* begin Material provided *

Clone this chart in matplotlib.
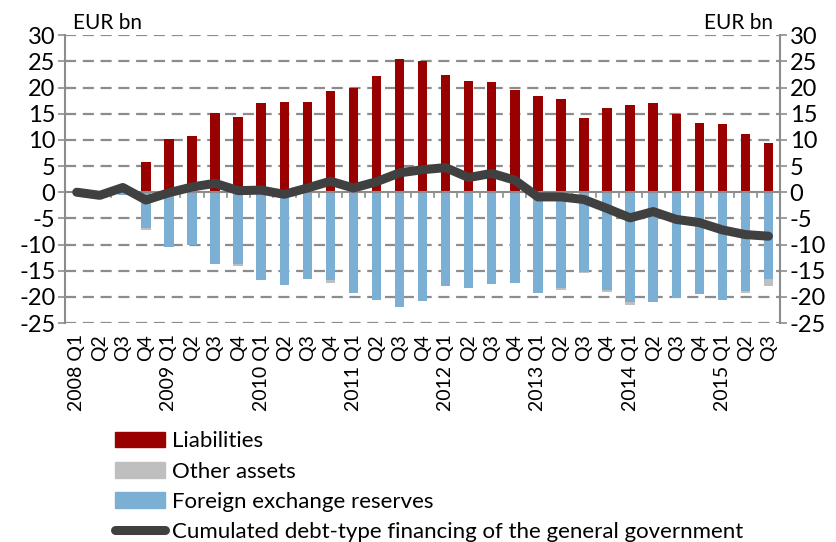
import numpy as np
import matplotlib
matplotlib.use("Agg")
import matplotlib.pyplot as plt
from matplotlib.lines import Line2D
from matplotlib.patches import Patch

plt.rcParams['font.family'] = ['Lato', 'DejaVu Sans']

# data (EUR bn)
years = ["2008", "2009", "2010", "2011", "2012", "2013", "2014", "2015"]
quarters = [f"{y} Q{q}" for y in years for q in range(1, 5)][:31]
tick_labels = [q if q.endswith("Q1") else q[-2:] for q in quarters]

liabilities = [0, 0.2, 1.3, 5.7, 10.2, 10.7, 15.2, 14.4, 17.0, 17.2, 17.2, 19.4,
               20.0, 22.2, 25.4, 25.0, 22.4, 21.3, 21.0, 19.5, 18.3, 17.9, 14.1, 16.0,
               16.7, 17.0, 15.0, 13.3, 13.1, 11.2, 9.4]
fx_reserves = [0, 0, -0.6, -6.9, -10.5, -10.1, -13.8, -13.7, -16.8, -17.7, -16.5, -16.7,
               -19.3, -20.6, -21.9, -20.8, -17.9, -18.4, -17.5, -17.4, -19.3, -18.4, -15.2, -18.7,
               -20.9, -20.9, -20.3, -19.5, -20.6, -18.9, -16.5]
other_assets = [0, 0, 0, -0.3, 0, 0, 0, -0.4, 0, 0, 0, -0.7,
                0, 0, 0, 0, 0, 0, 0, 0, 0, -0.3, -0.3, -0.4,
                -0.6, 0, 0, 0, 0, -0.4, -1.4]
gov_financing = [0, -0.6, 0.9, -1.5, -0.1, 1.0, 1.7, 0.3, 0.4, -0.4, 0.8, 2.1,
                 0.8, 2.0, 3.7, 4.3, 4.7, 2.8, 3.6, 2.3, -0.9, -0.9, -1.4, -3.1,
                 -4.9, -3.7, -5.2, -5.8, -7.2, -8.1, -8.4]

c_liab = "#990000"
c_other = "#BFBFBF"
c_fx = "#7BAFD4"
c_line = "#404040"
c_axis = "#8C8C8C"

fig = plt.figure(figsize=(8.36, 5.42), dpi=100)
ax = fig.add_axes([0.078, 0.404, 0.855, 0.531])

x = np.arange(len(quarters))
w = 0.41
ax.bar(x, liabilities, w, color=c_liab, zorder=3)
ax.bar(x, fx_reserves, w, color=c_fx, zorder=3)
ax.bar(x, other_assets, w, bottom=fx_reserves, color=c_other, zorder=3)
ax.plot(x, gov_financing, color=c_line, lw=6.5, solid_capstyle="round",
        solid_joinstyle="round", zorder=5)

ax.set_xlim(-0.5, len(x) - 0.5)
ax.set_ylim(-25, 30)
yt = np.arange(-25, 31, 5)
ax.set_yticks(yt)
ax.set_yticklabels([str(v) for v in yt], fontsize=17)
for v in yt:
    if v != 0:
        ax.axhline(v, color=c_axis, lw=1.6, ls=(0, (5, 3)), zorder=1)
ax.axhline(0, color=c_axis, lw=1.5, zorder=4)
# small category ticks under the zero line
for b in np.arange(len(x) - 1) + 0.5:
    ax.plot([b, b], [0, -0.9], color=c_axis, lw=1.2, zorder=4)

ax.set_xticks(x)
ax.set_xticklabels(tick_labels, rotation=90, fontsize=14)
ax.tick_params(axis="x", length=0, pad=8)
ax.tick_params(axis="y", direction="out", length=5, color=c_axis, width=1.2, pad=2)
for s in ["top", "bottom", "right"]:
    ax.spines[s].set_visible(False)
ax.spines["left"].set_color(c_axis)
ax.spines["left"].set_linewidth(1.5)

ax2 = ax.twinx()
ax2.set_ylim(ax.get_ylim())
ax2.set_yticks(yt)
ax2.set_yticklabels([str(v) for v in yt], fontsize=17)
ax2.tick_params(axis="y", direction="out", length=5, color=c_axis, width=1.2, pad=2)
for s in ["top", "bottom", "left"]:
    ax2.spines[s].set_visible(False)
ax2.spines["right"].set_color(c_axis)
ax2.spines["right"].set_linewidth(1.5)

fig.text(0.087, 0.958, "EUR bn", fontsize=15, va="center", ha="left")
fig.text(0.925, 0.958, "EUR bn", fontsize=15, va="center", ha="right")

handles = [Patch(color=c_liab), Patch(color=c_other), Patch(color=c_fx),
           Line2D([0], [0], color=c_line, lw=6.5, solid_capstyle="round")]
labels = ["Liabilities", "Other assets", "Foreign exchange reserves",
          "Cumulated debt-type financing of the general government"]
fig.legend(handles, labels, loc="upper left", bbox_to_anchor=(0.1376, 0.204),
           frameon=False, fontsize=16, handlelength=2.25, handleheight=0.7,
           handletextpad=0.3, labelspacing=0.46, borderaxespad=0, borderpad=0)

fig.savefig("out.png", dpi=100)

* end Material provided *

◆ What is asked:
Omit every picture, then reproduce the rest of the listing exactly.

◆ Task result:
Clone this chart in matplotlib.
import numpy as np
import matplotlib
matplotlib.use("Agg")
import matplotlib.pyplot as plt
from matplotlib.lines import Line2D
from matplotlib.patches import Patch

plt.rcParams['font.family'] = ['Lato', 'DejaVu Sans']

# data (EUR bn)
years = ["2008", "2009", "2010", "2011", "2012", "2013", "2014", "2015"]
quarters = [f"{y} Q{q}" for y in years for q in range(1, 5)][:31]
tick_labels = [q if q.endswith("Q1") else q[-2:] for q in quarters]

liabilities = [0, 0.2, 1.3, 5.7, 10.2, 10.7, 15.2, 14.4, 17.0, 17.2, 17.2, 19.4,
               20.0, 22.2, 25.4, 25.0, 22.4, 21.3, 21.0, 19.5, 18.3, 17.9, 14.1, 16.0,
               16.7, 17.0, 15.0, 13.3, 13.1, 11.2, 9.4]
fx_reserves = [0, 0, -0.6, -6.9, -10.5, -10.1, -13.8, -13.7, -16.8, -17.7, -16.5, -16.7,
               -19.3, -20.6, -21.9, -20.8, -17.9, -18.4, -17.5, -17.4, -19.3, -18.4, -15.2, -18.7,
               -20.9, -20.9, -20.3, -19.5, -20.6, -18.9, -16.5]
other_assets = [0, 0, 0, -0.3, 0, 0, 0, -0.4, 0, 0, 0, -0.7,
                0, 0, 0, 0, 0, 0, 0, 0, 0, -0.3, -0.3, -0.4,
                -0.6, 0, 0, 0, 0, -0.4, -1.4]
gov_financing = [0, -0.6, 0.9, -1.5, -0.1, 1.0, 1.7, 0.3, 0.4, -0.4, 0.8, 2.1,
                 0.8, 2.0, 3.7, 4.3, 4.7, 2.8, 3.6, 2.3, -0.9, -0.9, -1.4, -3.1,
                 -4.9, -3.7, -5.2, -5.8, -7.2, -8.1, -8.4]

c_liab = "#990000"
c_other = "#BFBFBF"
c_fx = "#7BAFD4"
c_line = "#404040"
c_axis = "#8C8C8C"

fig = plt.figure(figsize=(8.36, 5.42), dpi=100)
ax = fig.add_axes([0.078, 0.404, 0.855, 0.531])

x = np.arange(len(quarters))
w = 0.41
ax.bar(x, liabilities, w, color=c_liab, zorder=3)
ax.bar(x, fx_reserves, w, color=c_fx, zorder=3)
ax.bar(x, other_assets, w, bottom=fx_reserves, color=c_other, zorder=3)
ax.plot(x, gov_financing, color=c_line, lw=6.5, solid_capstyle="round",
        solid_joinstyle="round", zorder=5)

ax.set_xlim(-0.5, len(x) - 0.5)
ax.set_ylim(-25, 30)
yt = np.arange(-25, 31, 5)
ax.set_yticks(yt)
ax.set_yticklabels([str(v) for v in yt], fontsize=17)
for v in yt:
    if v != 0:
        ax.axhline(v, color=c_axis, lw=1.6, ls=(0, (5, 3)), zorder=1)
ax.axhline(0, color=c_axis, lw=1.5, zorder=4)
# small category ticks under the zero line
for b in np.arange(len(x) - 1) + 0.5:
    ax.plot([b, b], [0, -0.9], color=c_axis, lw=1.2, zorder=4)

ax.set_xticks(x)
ax.set_xticklabels(tick_labels, rotation=90, fontsize=14)
ax.tick_params(axis="x", length=0, pad=8)
ax.tick_params(axis="y", direction="out", length=5, color=c_axis, width=1.2, pad=2)
for s in ["top", "bottom", "right"]:
    ax.spines[s].set_visible(False)
ax.spines["left"].set_color(c_axis)
ax.spines["left"].set_linewidth(1.5)

ax2 = ax.twinx()
ax2.set_ylim(ax.get_ylim())
ax2.set_yticks(yt)
ax2.set_yticklabels([str(v) for v in yt], fontsize=17)
ax2.tick_params(axis="y", direction="out", length=5, color=c_axis, width=1.2, pad=2)
for s in ["top", "bottom", "left"]:
    ax2.spines[s].set_visible(False)
ax2.spines["right"].set_color(c_axis)
ax2.spines["right"].set_linewidth(1.5)

fig.text(0.087, 0.958, "EUR bn", fontsize=15, va="center", ha="left")
fig.text(0.925, 0.958, "EUR bn", fontsize=15, va="center", ha="right")

handles = [Patch(color=c_liab), Patch(color=c_other), Patch(color=c_fx),
           Line2D([0], [0], color=c_line, lw=6.5, solid_capstyle="round")]
labels = ["Liabilities", "Other assets", "Foreign exchange reserves",
          "Cumulated debt-type financing of the general government"]
fig.legend(handles, labels, loc="upper left", bbox_to_anchor=(0.1376, 0.204),
           frameon=False, fontsize=16, handlelength=2.25, handleheight=0.7,
           handletextpad=0.3, labelspacing=0.46, borderaxespad=0, borderpad=0)

fig.savefig("out.png", dpi=100)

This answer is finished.